▸ **Your goal**:
Will you output all of the data below exactly, omitting the images?

— START Information supplied —

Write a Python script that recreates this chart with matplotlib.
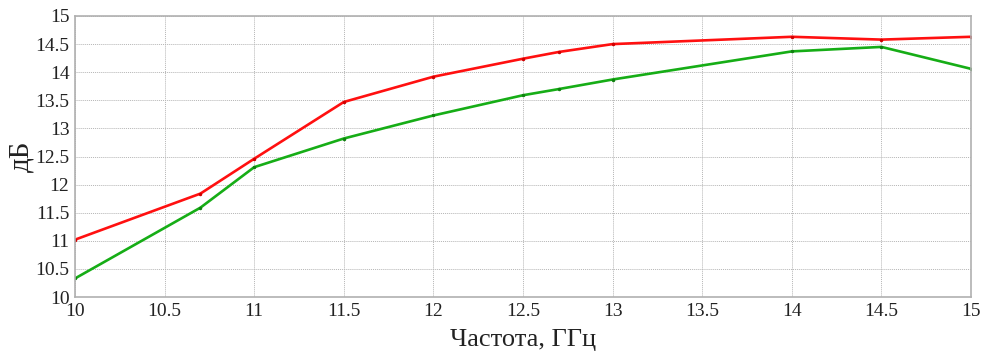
import numpy as np
import matplotlib
matplotlib.use("Agg")
import matplotlib.pyplot as plt

plt.rcParams['font.family'] = ['Liberation Serif', 'DejaVu Serif']

freq = [10, 10.7, 11, 11.5, 12, 12.5, 12.7, 13, 14, 14.5, 15]
gain_red = [11.02, 11.84, 12.46, 13.47, 13.92, 14.24, 14.36, 14.50, 14.63, 14.58, 14.63]
gain_green = [10.33, 11.59, 12.31, 12.82, 13.23, 13.59, 13.70, 13.87, 14.37, 14.45, 14.06]
xticks = np.arange(10, 15.01, 0.5)
yticks = np.arange(10, 15.01, 0.5)

fig = plt.figure(figsize=(9.83, 3.51), dpi=100)
ax = fig.add_axes([75/983, 1-297/351, (971-75)/983, (297-16)/351])

ax.plot(freq, gain_red, '-', color='#ff1010', lw=1.9, marker='.', ms=3, mec='#d00000', mfc='#d00000')
ax.plot(freq, gain_green, '-', color='#16ad16', lw=1.9, marker='.', ms=3, mec='#108010', mfc='#108010')

ax.set_xlim(10, 15)
ax.set_ylim(10, 15)
ax.set_xticks(xticks)
ax.set_yticks(yticks)
ax.set_xticklabels(['%g' % v for v in xticks])
ax.set_yticklabels(['%g' % v for v in yticks])
ax.tick_params(length=0, labelsize=14, pad=4, colors='#222222')
ax.grid(True, color='#b5b5b5', ls=(0, (1, 1)), lw=0.7)
for s in ax.spines.values():
    s.set_color('#b0b0b0')
    s.set_linewidth(1.2)

ax.set_xlabel('Частота, ГГц', fontsize=19, labelpad=7, color='#222222')
ax.set_ylabel('дБ', fontsize=21, labelpad=1, color='#222222')

fig.savefig('out.png', dpi=100)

— END Information supplied —

▸ **Answer**:
Write a Python script that recreates this chart with matplotlib.
import numpy as np
import matplotlib
matplotlib.use("Agg")
import matplotlib.pyplot as plt

plt.rcParams['font.family'] = ['Liberation Serif', 'DejaVu Serif']

freq = [10, 10.7, 11, 11.5, 12, 12.5, 12.7, 13, 14, 14.5, 15]
gain_red = [11.02, 11.84, 12.46, 13.47, 13.92, 14.24, 14.36, 14.50, 14.63, 14.58, 14.63]
gain_green = [10.33, 11.59, 12.31, 12.82, 13.23, 13.59, 13.70, 13.87, 14.37, 14.45, 14.06]
xticks = np.arange(10, 15.01, 0.5)
yticks = np.arange(10, 15.01, 0.5)

fig = plt.figure(figsize=(9.83, 3.51), dpi=100)
ax = fig.add_axes([75/983, 1-297/351, (971-75)/983, (297-16)/351])

ax.plot(freq, gain_red, '-', color='#ff1010', lw=1.9, marker='.', ms=3, mec='#d00000', mfc='#d00000')
ax.plot(freq, gain_green, '-', color='#16ad16', lw=1.9, marker='.', ms=3, mec='#108010', mfc='#108010')

ax.set_xlim(10, 15)
ax.set_ylim(10, 15)
ax.set_xticks(xticks)
ax.set_yticks(yticks)
ax.set_xticklabels(['%g' % v for v in xticks])
ax.set_yticklabels(['%g' % v for v in yticks])
ax.tick_params(length=0, labelsize=14, pad=4, colors='#222222')
ax.grid(True, color='#b5b5b5', ls=(0, (1, 1)), lw=0.7)
for s in ax.spines.values():
    s.set_color('#b0b0b0')
    s.set_linewidth(1.2)

ax.set_xlabel('Частота, ГГц', fontsize=19, labelpad=7, color='#222222')
ax.set_ylabel('дБ', fontsize=21, labelpad=1, color='#222222')

fig.savefig('out.png', dpi=100)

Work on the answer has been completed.